Step 3: Assign GPUs to Nodes¶
You can assign GPUs to nodes by applying a label to specific nodes. Run the following command being sure to update the node name and the node pool name.
kubectl label node <node-name> run.ai/simulated-gpu-node-pool=<node-pool-name>
Note
The node pool names are defined in the values.yaml file used when deploying the workload. The options in the provided values.yaml file are A100, H100 and T400. Additional node pool groups can be added to the values.yaml file as needed.
Step 4: Deploy GPU Simulator¶
Create a Workload to deploy the GPU Simulator Operator onto the cluster.
-
Under Applications, select Workloads and create a new workload with the name
gpu-simulator
. -
Ensure that you select
Helm 3
for Type,Pull files from repository
for Artifact Sync,Helm
for Repository Type and select the namespacegpu-operator-resources
.
- Select the
gpu-simulator
Repository - Enter
fake-gpu-operator
for the Chart Name - Create a YAML file named
values.yaml
with the following YAML:
topology:
# nodePools is a map of node pool name to node pool configuration.
# Nodes are assigned to node pools based on the node pool label's value (key is configurable via nodePoolLabelKey).
#
# For example, nodes that have the label "run.ai/simulated-gpu-node-pool: default"
# will be assigned to the "default" node pool.
nodePools:
A100:
gpuProduct: NVIDIA-A100
gpuCount: 4
H100:
gpuProduct: NVIDIA-H100
gpuCount: 4
T400:
gpuProduct: NVIDIA-T400
gpuCount: 4
- Upload the
values.yaml
in the workload and Save and Go To Placement.
- Select the target cluster from the list of available clusters and click Save and go to publish.
- Publish the workload and make sure that it gets published successfully in the target cluster before moving to the next step.
Step 5: Verify Deployment¶
You can verify whether the resources related to GPU Simulator are properly deployed in the cluster.
- Click on the Kubectl web shell.
- Verify the GPU Simulator Operator deployment is up and running using the following command:
kubectl get pods -n gpu-operator-resources
Step 6: Deploy Test Application¶
- Under Applications, select Workloads, then create a New Workload with the name
gpu-app
. - Set Package Type to
k8s YAML
- Select the Namespace as
gpu-operator-resources
and - Click CONTINUE.
- Create a YAML file named
gpu-app.yaml
with the following YAML:
apiVersion: apps/v1
kind: Deployment
metadata:
name: sleepy-deployment
labels:
app: sleep
spec:
selector:
matchLabels:
app: sleep
replicas: 2
strategy:
rollingUpdate:
maxSurge: 25%
maxUnavailable: 25%
type: RollingUpdate
template:
metadata:
labels:
app: sleep
spec:
containers:
- name: sleep
image: alpine
command: ["sleep", "3600"]
imagePullPolicy: IfNotPresent
resources:
limits:
nvidia.com/gpu: 1
restartPolicy: Always
Take note that the application uses the GPU with the following lines:
resources:
limits:
nvidia.com/gpu: 1
- Upload the
gpu-app.yaml
that was created before and then go to the placement of workload.

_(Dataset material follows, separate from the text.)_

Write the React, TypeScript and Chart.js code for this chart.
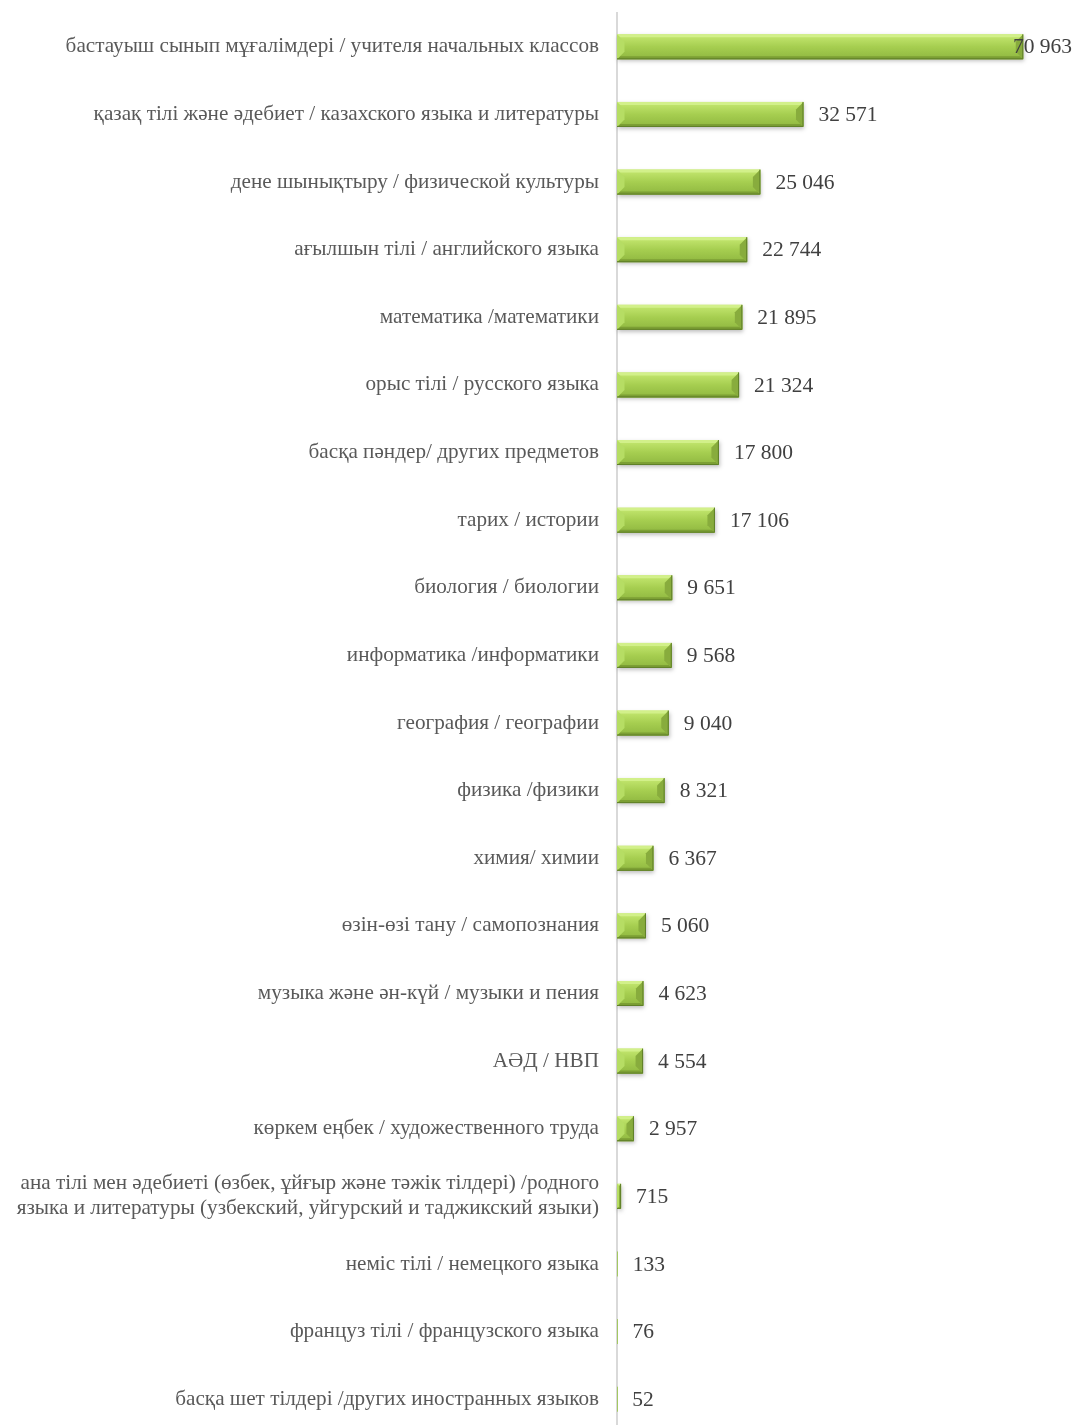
import React, { useEffect, useRef } from "react";
import { Chart, registerables } from "chart.js";

Chart.register(...registerables);

const categories: (string | string[])[] = [
  "бастауыш сынып мұғалімдері / учителя начальных классов",
  "қазақ тілі және әдебиет / казахского языка и литературы",
  "дене шынықтыру / физической культуры",
  "ағылшын тілі / английского языка",
  "математика /математики",
  "орыс тілі / русского языка",
  "басқа пәндер/ других предметов",
  "тарих / истории",
  "биология / биологии",
  "информатика /информатики",
  "география / географии",
  "физика /физики",
  "химия/ химии",
  "өзін-өзі тану / самопознания",
  "музыка және ән-күй / музыки и пения",
  "АӘД / НВП",
  "көркем еңбек / художественного труда",
  [
    "ана тілі мен әдебиеті (өзбек, ұйғыр және тәжік тілдері) /родного",
    "языка и литературы (узбекский, уйгурский и таджикский языки)",
  ],
  "неміс тілі / немецкого языка",
  "француз тілі / французского языка",
  "басқа шет тілдері /других иностранных языков",
];

const values = [
  70963, 32571, 25046, 22744, 21895, 21324, 17800, 17106, 9651, 9568, 9040,
  8321, 6367, 5060, 4623, 4554, 2957, 715, 133, 76, 52,
];

const axisMax = 80000;

const fmt = (n: number) =>
  n.toString().replace(/\B(?=(\d{3})+(?!\d))/g, " ");

const FONT = "'Liberation Serif', 'DejaVu Serif', serif";

const bevelPlugin = {
  id: "bevel",
  afterDatasetsDraw(chart: any) {
    const ctx: CanvasRenderingContext2D = chart.ctx;
    const meta = chart.getDatasetMeta(0);
    meta.data.forEach((el: any) => {
      const { x, y, base, height } = el.getProps(
        ["x", "y", "base", "height"],
        true
      );
      const left = Math.min(x, base);
      let w = Math.abs(x - base);
      const top = y - height / 2;
      const bot = y + height / 2;
      ctx.save();
      if (w < 2) {
        ctx.fillStyle = "#a3c862";
        ctx.fillRect(left, top, Math.max(w, 1), height);
        ctx.restore();
        return;
      }
      const right = left + w;
      const b = Math.min(height * 0.3, w / 2);
      const bt = Math.min(3, w / 2);
      ctx.shadowColor = "rgba(0,0,0,0.25)";
      ctx.shadowBlur = 4;
      ctx.shadowOffsetY = 2;
      ctx.shadowOffsetX = 1;
      const g = ctx.createLinearGradient(0, top, 0, bot);
      g.addColorStop(0, "#c6e972");
      g.addColorStop(0.5, "#a6ce50");
      g.addColorStop(1, "#8fb740");
      ctx.fillStyle = g;
      ctx.fillRect(left, top, w, height);
      ctx.shadowColor = "transparent";
      // top face (thin highlight)
      ctx.fillStyle = "#d2f08a";
      ctx.beginPath();
      ctx.moveTo(left, top);
      ctx.lineTo(right, top);
      ctx.lineTo(right - bt, top + bt);
      ctx.lineTo(left + bt, top + bt);
      ctx.closePath();
      ctx.fill();
      // bottom face
      ctx.fillStyle = "#7c9f34";
      ctx.beginPath();
      ctx.moveTo(left, bot);
      ctx.lineTo(right, bot);
      ctx.lineTo(right - bt, bot - bt);
      ctx.lineTo(left + bt, bot - bt);
      ctx.closePath();
      ctx.fill();
      // left face
      ctx.fillStyle = "#b6dd64";
      ctx.beginPath();
      ctx.moveTo(left, top);
      ctx.lineTo(left + b, top + b);
      ctx.lineTo(left + b, bot - b);
      ctx.lineTo(left, bot);
      ctx.closePath();
      ctx.fill();
      // right face
      ctx.fillStyle = "#88ac3d";
      ctx.beginPath();
      ctx.moveTo(right, top);
      ctx.lineTo(right - b, top + b);
      ctx.lineTo(right - b, bot - b);
      ctx.lineTo(right, bot);
      ctx.closePath();
      ctx.fill();
      // bottom edge
      ctx.strokeStyle = "#5f7f28";
      ctx.lineWidth = 1;
      ctx.beginPath();
      ctx.moveTo(left, bot - 0.5);
      ctx.lineTo(right - 0.5, bot - 0.5);
      ctx.lineTo(right - 0.5, top);
      ctx.stroke();
      ctx.restore();
    });
  },
};

const valueLabelPlugin = {
  id: "valueLabels",
  afterDatasetsDraw(chart: any) {
    const ctx: CanvasRenderingContext2D = chart.ctx;
    const meta = chart.getDatasetMeta(0);
    ctx.save();
    ctx.font = `21.5px ${FONT}`;
    ctx.fillStyle = "#404040";
    ctx.textBaseline = "middle";
    ctx.textAlign = "left";
    meta.data.forEach((el: any, i: number) => {
      const { x, y } = el.getProps(["x", "y"], true);
      const txt = fmt(values[i]);
      const tw = ctx.measureText(txt).width;
      let tx = x + 15;
      if (tx + tw > chart.width - 3) tx = chart.width - 3 - tw;
      ctx.fillText(txt, tx, y + 1);
    });
    ctx.restore();
  },
};

export default function App() {
  const ref = useRef<HTMLCanvasElement | null>(null);

  useEffect(() => {
    if (!ref.current) return;
    const chart = new Chart(ref.current, {
      type: "bar",
      data: {
        labels: categories,
        datasets: [
          {
            data: values,
            backgroundColor: "rgba(0,0,0,0)",
            borderWidth: 0,
            barThickness: 25,
          },
        ],
      },
      options: {
        indexAxis: "y",
        animation: false,
        responsive: true,
        maintainAspectRatio: false,
        layout: { padding: { top: 13, bottom: 7, left: 0, right: 0 } },
        plugins: {
          legend: { display: false },
          tooltip: { enabled: false },
          title: { display: false },
        },
        scales: {
          x: {
            display: false,
            min: 0,
            max: axisMax,
          },
          y: {
            afterFit: (scale: any) => {
              scale.width = 617;
              scale.paddingTop = 0;
              scale.paddingBottom = 0;
            },
            grid: { display: false, drawTicks: false },
            border: { display: true, color: "#d9d9d9", width: 2 },
            ticks: {
              padding: 18,
              color: "#595959",
              font: { family: FONT, size: 21.2, lineHeight: 1.18 },
              autoSkip: false,
            },
          },
        },
      },
      plugins: [bevelPlugin, valueLabelPlugin],
    });
    return () => chart.destroy();
  }, []);

  return (
    <div
      style={{
        position: "fixed",
        left: 0,
        top: 0,
        width: 1075,
        height: 1425,
        overflow: "hidden",
        background: "#fff",
      }}
    >
      <div style={{ position: "relative", width: 1075, height: 1440 }}>
        <canvas ref={ref} />
      </div>
    </div>
  );
}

- Select the target cluster from the list of available clusters and click Save and go to publish.
- Publish the workload and make sure that it gets published successfully in the target cluster before moving to the next step.
Step 7: Verify GPUs¶
After deploying application in the cluster, let us verify that Kubernetes cluster is allocating the "simulated GPU" as requested by the workload.
- Under Infrastructure, select Clusters
- View the GPU information in the cluster card showing the number of GPUs in the cluster and the number of GPUs currently consumed by applications
Recap¶
Congratulations! Now, you have successfully deployed the GPU Simulator in a cluster to simulate GPUs running in the cluster.